The challenging autumn that offered little opportunity for pre-em herbicide applications and subsequent difficult establishment has led to many backward winter oilseed rape crops that are struggling to compete with the extra burden of broad-leaved weeds such as cleavers and crane’s bill.
But with the healthy price of oilseed rape, the majority of growers will be making sure that they manage their rape crops as carefully as possible this spring as this is the only way to better yields and profitability.
Several species of difficult and competitive broad-leaved weeds in winter oilseed rape such as sow-thistle, cleavers, mayweeds and crane’s-bill are already present in crops and, as soon as the weather warms up, they will be ready and waiting to romp away and cause yield and harvesting problems.
David Roberts of Dow AgroSciences points out that these weeds will need checking before they become too big a problem and growers should make sure that they have sufficient herbicide in the store now to tackle the problem as soon as conditions allow.
"Every year some fields on some farms have problem weeds such as cleavers, sow-thistle, mayweeds and creeping thistle that need tacking in the spring."
"Most advisors know from experience and farm history which fields are likely to warrant treatment. But where a metazachlor based product was not applied this autumn, I would think that more advisors may want to try to recover their position on weed control this spring and consider whole farm applications."
"As well as being very visible at flowering, problem weeds including cleavers, sow-thistle, mayweeds and creeping thistle compete directly and smother the crop, making harvesting much more difficult and more costly. Effective weed control is needed as soon as conditions allow."
David points out that there are few spring-applied herbicides for winter oilseed rape.
"Galera, based on clopyralid and picloram, is the main spring applied herbicide for winter oilseed rape due to its level of performance and its weed spectrum."
"It works best when weeds start to grow and when temperatures are starting to rise. For sow-thistles you need much less active growth than you do for cleavers. Applied at 0.35 l/ha, it will give excellent control of mayweeds, creeping thistles, sow-thistle and very good suppression of cleavers. Groundsel is also well controlled up to the 6 leaf stage and good effects on crane’s-bill have been reported.”

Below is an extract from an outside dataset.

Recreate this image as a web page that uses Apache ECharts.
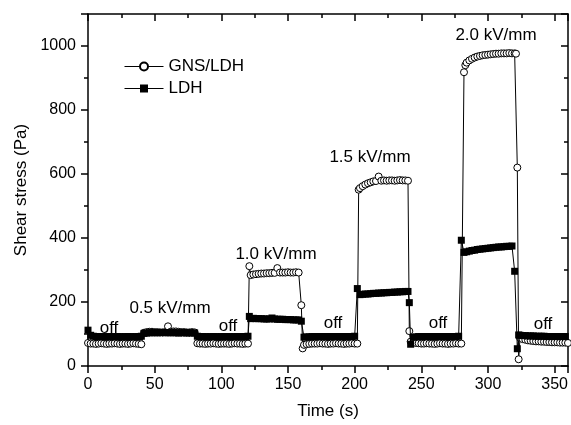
<!DOCTYPE html>
<html>
<head>
<meta charset="utf-8">
<script src="https://cdn.jsdelivr.net/npm/echarts@6/dist/echarts.min.js"></script>
<style>html,body{margin:0;padding:0;background:#fff}#c{width:571px;height:425px}</style>
</head>
<body>
<div id="c"></div>
<script>
// ---- data ----
const gnsTime = [0,2,4,6,8,10,12,14,16,18,20,22,24,26,28,30,32,34,36,38,40,
  42,44,46,48,50,52,54,56,58,60,62,64,66,68,70,72,74,76,78,80,
  82,84,86,88,90,92,94,96,98,100,102,104,106,108,110,112,114,116,118,120,
  121,122,124,126,128,130,132,134,136,138,140,142,144,146,148,150,152,154,156,158,
  160,161,162,164,166,168,170,172,174,176,178,180,182,184,186,188,190,192,194,196,198,200,202,
  203,204,206,208,210,212,214,216,218,220,222,224,226,228,230,232,234,236,238,240,
  241,242,244,246,248,250,252,254,256,258,260,262,264,266,268,270,272,274,276,278,280,
  282,283,284,286,288,290,292,294,296,298,300,302,304,306,308,310,312,314,316,318,320,
  321,322,323,324,326,328,330,332,334,336,338,340,342,344,346,348,350,352,354,356,358,360];
const gnsValue = [72,70,70,69,70,71,70,69,70,70,71,70,69,70,70,69,70,71,70,69,68,
  104,106,107,107,106,106,105,105,106,124,107,108,108,107,106,106,105,105,106,105,
  71,70,70,69,70,70,71,70,69,70,70,70,69,70,71,70,70,69,70,70,
  312,284,286,287,288,289,289,290,290,291,291,306,292,292,292,293,292,292,293,292,
  190,55,66,68,69,70,70,70,71,70,70,69,70,70,71,70,70,69,70,70,71,70,70,
  551,556,562,567,571,574,577,578,592,579,580,579,580,580,579,580,581,580,580,579,
  109,76,73,72,71,70,70,71,70,70,69,70,71,70,70,69,70,70,71,70,70,
  918,940,948,955,960,964,967,969,971,972,973,974,975,976,976,977,977,977,978,977,977,
  976,620,21,88,84,82,80,79,78,77,77,76,76,75,75,74,74,74,73,73,73,72];

const ldhTime = [0,2,4,6,8,10,12,14,16,18,20,22,24,26,28,30,32,34,36,38,40,
  42,44,46,48,50,52,54,56,58,60,62,64,66,68,70,72,74,76,78,80,
  82,84,86,88,90,92,94,96,98,100,102,104,106,108,110,112,114,116,118,120,
  121,122,124,126,128,130,132,134,136,138,140,142,144,146,148,150,152,154,156,158,160,
  162,164,166,168,170,172,174,176,178,180,182,184,186,188,190,192,194,196,198,200,
  202,204,206,208,210,212,214,216,218,220,222,224,226,228,230,232,234,236,238,240,
  241,242,244,246,248,250,252,254,256,258,260,262,264,266,268,270,272,274,276,278,280,
  282,284,286,288,290,292,294,296,298,300,302,304,306,308,310,312,314,316,318,320,
  322,323,324,326,328,330,332,334,336,338,340,342,344,346,348,350,352,354,356,358,360];
const ldhValue = [112,96,93,92,92,92,91,92,92,92,91,92,92,91,92,92,92,91,92,92,93,
  102,103,104,104,104,104,104,105,104,104,104,104,104,103,104,104,103,104,103,103,
  93,92,92,92,91,92,92,92,91,92,92,92,92,91,92,92,92,92,92,93,
  155,148,149,148,148,148,147,147,147,150,147,146,146,146,145,145,145,144,144,144,140,
  90,91,91,92,92,92,92,92,92,92,92,92,92,92,92,92,92,92,92,93,
  242,223,224,225,225,226,227,227,228,228,229,229,230,230,231,231,232,232,233,233,
  198,68,90,91,92,92,92,92,92,92,92,92,92,92,92,92,92,92,92,93,
  393,355,357,359,361,362,364,365,366,367,368,369,370,371,372,372,373,374,374,375,
  296,54,97,96,95,95,94,94,94,93,93,93,93,92,92,92,92,92,92,92,92];

const seriesNames = ['GNS/LDH', 'LDH'];
const xTitle = 'Time (s)';
const yTitle = 'Shear stress (Pa)';
const annotations = [
  {text: 'off', px: 109, py: 328},
  {text: '0.5 kV/mm', px: 170, py: 308},
  {text: 'off', px: 228, py: 326},
  {text: '1.0 kV/mm', px: 276, py: 254},
  {text: 'off', px: 333, py: 323},
  {text: '1.5 kV/mm', px: 370, py: 157},
  {text: 'off', px: 438, py: 323},
  {text: '2.0 kV/mm', px: 496, py: 35},
  {text: 'off', px: 543, py: 324}
];

const FONT = 'Liberation Sans, Arial, Helvetica, sans-serif';
const pair = (t, v) => t.map((x, i) => [x, v[i]]);

const chart = echarts.init(document.getElementById('c'), null, {renderer: 'canvas'});
const axisBase = {
  axisLine: {show: true, onZero: false, lineStyle: {color: '#000', width: 1.5}},
  splitLine: {show: false}
};
chart.setOption({
  animation: false,
  backgroundColor: '#fff',
  grid: {left: 88, right: 3, top: 14, bottom: 58, containLabel: false},
  xAxis: [
    Object.assign({}, axisBase, {
      type: 'value', min: 0, max: 360, interval: 50, position: 'bottom',
      name: xTitle, nameLocation: 'middle', nameGap: 37,
      nameTextStyle: {fontSize: 17, color: '#000', fontFamily: FONT},
      axisTick: {show: true, inside: false, length: 7, lineStyle: {color: '#000', width: 1.5}},
      minorTick: {show: true, splitNumber: 2, length: 4, lineStyle: {color: '#000', width: 1.5}},
      axisLabel: {fontSize: 16, color: '#000', fontFamily: FONT, margin: 11, showMaxLabel: false,
        formatter: v => String(v)}
    }),
    Object.assign({}, axisBase, {
      type: 'value', min: 0, max: 360, interval: 50, position: 'top',
      axisTick: {show: true, inside: true, length: 7, lineStyle: {color: '#000', width: 1.5}},
      minorTick: {show: true, splitNumber: 2, length: 4, lineStyle: {color: '#000', width: 1.5}},
      axisLabel: {show: false}
    })
  ],
  yAxis: [
    Object.assign({}, axisBase, {
      type: 'value', min: 0, max: 1100, interval: 200, position: 'left',
      name: yTitle, nameLocation: 'middle', nameGap: 58, nameRotate: 90,
      nameTextStyle: {fontSize: 17, color: '#000', fontFamily: FONT},
      axisTick: {show: true, inside: false, length: 7, lineStyle: {color: '#000', width: 1.5}},
      minorTick: {show: true, splitNumber: 2, length: 4, lineStyle: {color: '#000', width: 1.5}},
      axisLabel: {fontSize: 16, color: '#000', fontFamily: FONT, margin: 12, showMaxLabel: false,
        formatter: v => String(v)}
    }),
    Object.assign({}, axisBase, {
      type: 'value', min: 0, max: 1100, interval: 200, position: 'right',
      axisTick: {show: true, inside: true, length: 7, lineStyle: {color: '#000', width: 1.5}},
      minorTick: {show: true, splitNumber: 2, length: 4, lineStyle: {color: '#000', width: 1.5}},
      axisLabel: {show: false}
    })
  ],
  legend: {
    orient: 'vertical', left: 124, top: 58, padding: 0, itemWidth: 39, itemHeight: 10, itemGap: 5,
    lineStyle: {width: 1, color: '#000'},
    textStyle: {fontSize: 17, color: '#000', fontFamily: FONT},
    data: seriesNames
  },
  series: [
    {
      name: seriesNames[0], type: 'line', data: pair(gnsTime, gnsValue),
      symbol: 'circle', symbolSize: 7, showAllSymbol: true,
      lineStyle: {color: '#000', width: 1},
      itemStyle: {color: '#fff', borderColor: '#000', borderWidth: 1},
      z: 2
    },
    {
      name: seriesNames[1], type: 'line', data: pair(ldhTime, ldhValue),
      symbol: 'rect', symbolSize: 7, showAllSymbol: true,
      lineStyle: {color: '#000', width: 1},
      itemStyle: {color: '#000', borderColor: '#000', borderWidth: 0},
      z: 3
    }
  ],
  graphic: annotations.map(a => ({
    type: 'text', x: a.px, y: a.py, z: 10,
    style: {text: a.text, fill: '#000', font: '17px ' + FONT, align: 'center', verticalAlign: 'middle'}
  }))
});
</script>
</body>
</html>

"But its spray window is quite narrow, so farmers need to get sufficient herbicide onto the farm ahead of the game, so that they are in a position to spray when they can."
"Galera can be applied from the 4 leaf stage of the crop up to the point just before flower buds are visible above the crop canopy – this cut off is usually at the end of March or beginning of April. Most rape crops are less developed than normal this year, but once the first nitrogen is applied and the weather warms up a bit, both weeds and crop will start to grow away."
"Farmers plagued with these difficult weeds need to make sure that they have Galera in the store in readiness for application applied around one week after the first nitrogen is applied. Then both crop and weeds will be starting to grow and there is a good compromise between weed shading and crop competition," said David.
David Roberts reminds growers of their responsibility of keeping pesticides well away from water
“Extra care needs to be taken at time of spraying to avoid any contamination of water
Galera (267 g/L of clopyralid and 67 g/L of picloram formulated as a suspension concentrate) is recommended post-emergence in all varieties of winter oilseed rape for the control of broad-leaved weeds including cleavers, mayweed, sow-thistles and thistles.
It can be applied from the 4 leaf stage of the crop up until before flower buds are visible above the crop canopy. It is recommended at a dose rate of 0.35 l/ha and is compatible with a wide range of graminicides, insecticides and fungicides. It is packed in a 1 litre container.